SCHMIDT: (Spanish spoken)
SCHMIDT: It's been decades since my grandmother walked into the temple where she got married.
SCHMIDT: Oh, it's amazing. It's so thrilling that I can't believe myself that I'm here 65 years later. It's something unbelievable. (Spanish spoken)
SCHMIDT: There are old black and white photographs in the temple. In one of them, my Bobe pointed out the legendary chefs, standing in the back row.
SCHMIDT: (Spanish spoken)
SCHMIDT: They were the ones who used to make the food.
SCHMIDT: Yeah. This is Motele. (Spanish spoken)
SCHMIDT: Motele is wearing a black hat, and Etel is in a plaid apron. They look serious, like people in old black and white photos do. It turns out that black and white photographs, and 50-year-old grease stains on the walls in the old kitchen, would be the closest I'd get to the fabled recipes. Only one of the Shlejters' children got married. And believe me, I know this is a sad and strange twist, but their lone grandchild killed his parents and he went to jail. As far as I can tell, the recipes just didn't survive through the generations for us to learn how the Shlejters gave their food its special flavor.

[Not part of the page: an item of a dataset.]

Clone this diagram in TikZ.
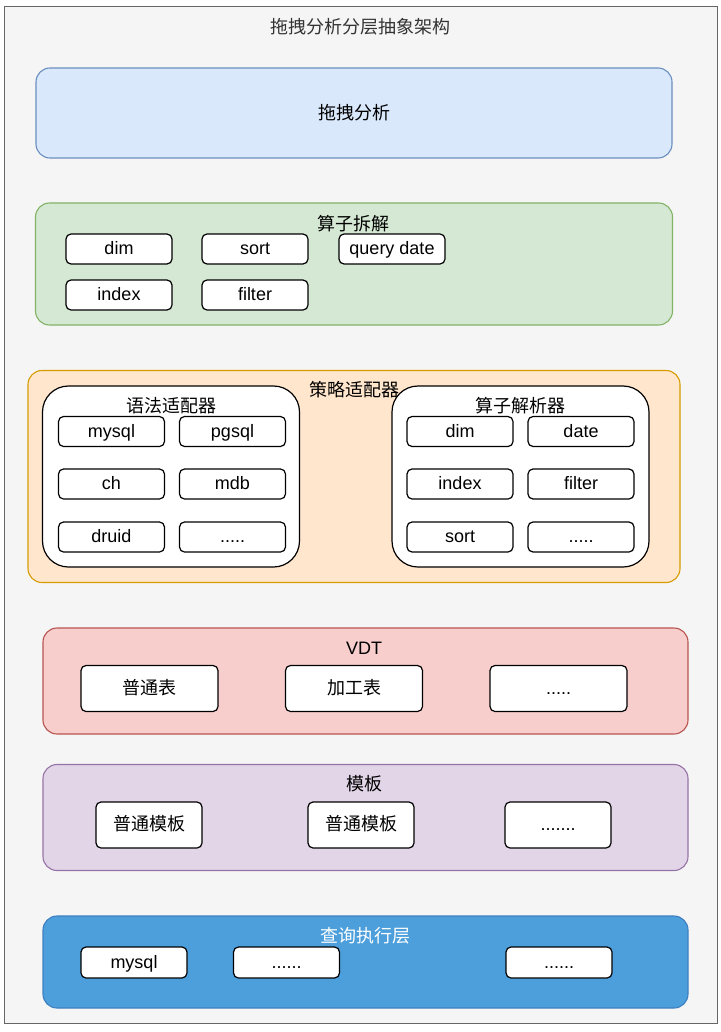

Would you like to know what Etel's secret was?
SCHMIDT: Oh yes, I would love to ask her, but I don't know if she will tell me. You know, a lot of people has your own secrets, like me.
SCHMIDT: My grandmother likes to play at being mysterious, but she did let me and my sister take a video of her cooking in her little apartment.
SCHMIDT: Twelve tablecloths...
SCHMIDT: ...tablespoons of confectioner sugar. OK. Yeah, I'm done, see?
SCHMIDT: She showed us how to make delicate horseshoe shaped walnut cookies, typically served at Mexican weddings. As far back as I can remember, she's served them at Shabbat dinner, alongside Jewish Mandelbrot pastries.
SCHMIDT: (Spanish spoken)
SCHMIDT: For a snack, Bobe fried up rinds of chicken fat with onions, shtetl style, and put them in a taco with guacamole and chile. As I watched her through the camera, flavors and memories mixed together in layers - the Eastern Europe of my great grandparents, and the taste of home in Mexico City. For NPR News, I'm Alex Schmidt.